Infelizmente, na data do dia 03 de julho de 2016, 79 dos 80 alunos soldados, que ingressaram naquele túnel humano em Araguaína, sentiram uma dor jamais sentida ao longo de 12 anos de caserna. Perdemos um irmão, no auge de uma vida profissional de realizações. Um irmão que saiu do Bico para ganhar o Tocantins. Um ser humano como poucos, de um grau de humildade que erradia os que convivem com ele. Ah, se você pudesse atrasar aquela viagem de ontem em alguns minutos. Ah, se você pudesse esquecer algo em casa e tivesse que voltar para buscar, assim, evitaria ter que cruzar numa rodovia com um cidadão irresponsável que, numa ultrapassagem imprudente, colidiu um carro em sua moto. Talvez, não teríamos perdido esse sorriso tão precocemente.
Mas há um Deus sobre todos nós, que define dia, hora e lugar para voltarmos ao seio e proteção dele. Uma missão foi encerrada na Terra.

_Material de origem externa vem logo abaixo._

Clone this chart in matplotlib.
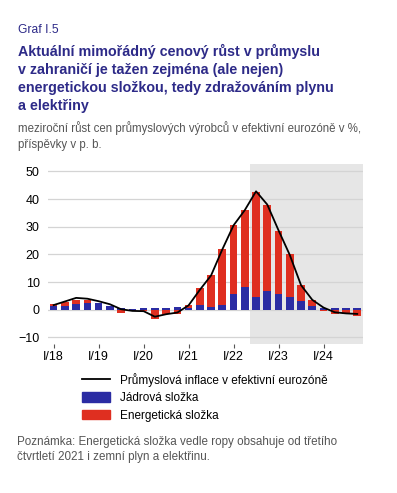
import numpy as np
import matplotlib
matplotlib.use("Agg")
import matplotlib.pyplot as plt
from matplotlib.lines import Line2D
from matplotlib.patches import Patch

plt.rcParams['font.family'] = ['Liberation Sans', 'DejaVu Sans']

# quarterly data I/18 .. IV/24
quarters = [f"{q}/{y}" for y in range(18, 25) for q in ["I", "II", "III", "IV"]]
core = [1.2, 1.3, 2.1, 2.3, 2.3, 1.3, 0.8, 0.2, 0.5, 0.6, 0.6, 0.9,
        0.8, 1.8, 1.0, 1.7, 5.6, 8.1, 4.5, 6.7, 5.6, 4.5, 3.0, 1.3,
        0.5, 0.7, 0.7, 0.7]
energy = [0.8, 1.4, 1.5, 1.1, 0.3, 0.0, -1.1, -0.5, -0.4, -3.3, -1.7, -1.7,
          0.9, 6.1, 11.7, 20.1, 24.9, 28.1, 38.0, 31.3, 22.8, 15.5, 5.8, 2.4,
          -0.6, -1.5, -1.7, -2.1]
inflation = [1.7, 3.0, 4.3, 4.0, 3.1, 2.0, 0.2, -0.4, -0.5, -2.5, -1.6, -1.0,
             1.6, 7.2, 12.4, 21.8, 30.5, 36.0, 42.8, 38.0, 28.7, 19.8, 8.9, 3.6,
             0.8, -0.9, -1.3, -1.5]
xlabels = {0: "I/18", 4: "I/19", 8: "I/20", 12: "I/21", 16: "I/22", 20: "I/23", 24: "I/24"}
forecast_start = 18

blue = "#2b2ca3"
red = "#df2f20"
navy = "#2d2a88"

fig = plt.figure(figsize=(3.97, 4.93), dpi=100)
ax = fig.add_axes([0.121, 0.302, 0.793, 0.365])

x = np.arange(len(quarters))
core = np.array(core)
energy = np.array(energy)
ax.axvspan(forecast_start - 0.5, len(quarters) - 0.5, color="#e6e6e6", zorder=0, lw=0)

# stacked so that positive parts pile up and negative go below zero
pos_base = np.where(core > 0, core, 0)
neg_base = np.where(core < 0, core, 0)
energy_bottom = np.where(energy >= 0, pos_base, neg_base)
ax.bar(x, core, width=0.68, color=blue, zorder=2)
ax.bar(x, energy, width=0.68, bottom=energy_bottom, color=red, zorder=2)
ax.plot(x, inflation, color="black", lw=1.3, zorder=3)

ax.set_xlim(-0.5, len(quarters) - 0.5)
ax.set_ylim(-12.4, 52.6)
ax.set_yticks(range(-10, 51, 10))
ax.yaxis.grid(True, color="#d4d4d4", lw=0.9)
ax.set_axisbelow(True)
ax.set_xticks(list(xlabels.keys()))
ax.set_xticklabels(list(xlabels.values()))
ax.tick_params(axis="y", length=0, labelsize=9, pad=6)
ax.tick_params(axis="x", length=3, color="#555555", labelsize=9, pad=2)
for s in ax.spines.values():
    s.set_visible(False)

fig.text(0.045, 0.939, "Graf I.5", color=navy, fontsize=8.7, va="center")
title = ["Aktuální mimořádný cenový růst v průmyslu",
         "v zahraničí je tažen zejména (ale nejen)",
         "energetickou složkou, tedy zdražováním plynu",
         "a elektřiny"]
for i, line in enumerate(title):
    fig.text(0.045, 0.895 - i * 0.0365, line, color=navy, fontsize=10.3,
             fontweight="bold", va="center")
fig.text(0.045, 0.74, "meziroční růst cen průmyslových výrobců v efektivní eurozóně v %,",
         color="#555555", fontsize=8.3, va="center")
fig.text(0.045, 0.706, "příspěvky v p. b.", color="#555555", fontsize=8.3, va="center")

handles = [Line2D([0], [0], color="black", lw=1.3),
           Patch(color=blue), Patch(color=red)]
labels = ["Průmyslová inflace v efektivní eurozóně", "Jádrová složka", "Energetická složka"]
fig.legend(handles, labels, loc="upper left", bbox_to_anchor=(0.195, 0.253),
           frameon=False, fontsize=8.5, handlelength=2.4, handleheight=0.9,
           handletextpad=0.8, labelspacing=0.45, borderaxespad=0)

fig.text(0.043, 0.104, "Poznámka: Energetická složka vedle ropy obsahuje od třetího",
         color="#555555", fontsize=8.4, va="center")
fig.text(0.043, 0.073, "čtvrtletí 2021 i zemní plyn a elektřinu.",
         color="#555555", fontsize=8.4, va="center")

fig.savefig("out.png", dpi=100)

Agora, imagino Solonaldo chegando ao céu. Aí, São Pedro lá na porta diz: acho que você esqueceu algo lá na Terra. E o Solonaldo, meio que atrapalhado, vai dizer com sorriso nos lábios: não esqueci nada não, Senhor. Ou melhor, acho que sim. Mas foi de propósito. Deixei meu sorriso. Deixei minha força de vontade. Deixei meu exemplo para que todos aqueles que lembrem de mim saibam que é possível sonhar, é possível trabalhar com dignidade, é possível ser amigo, ser família. É possível sair de um pequeno povoado do Bico do Papagaio para vencer e para ter amigos, ter irmãos e fazer laços que dinheiro nenhum no mundo compra. Laços que nem a interrupção precoce de uma vida irá apagar.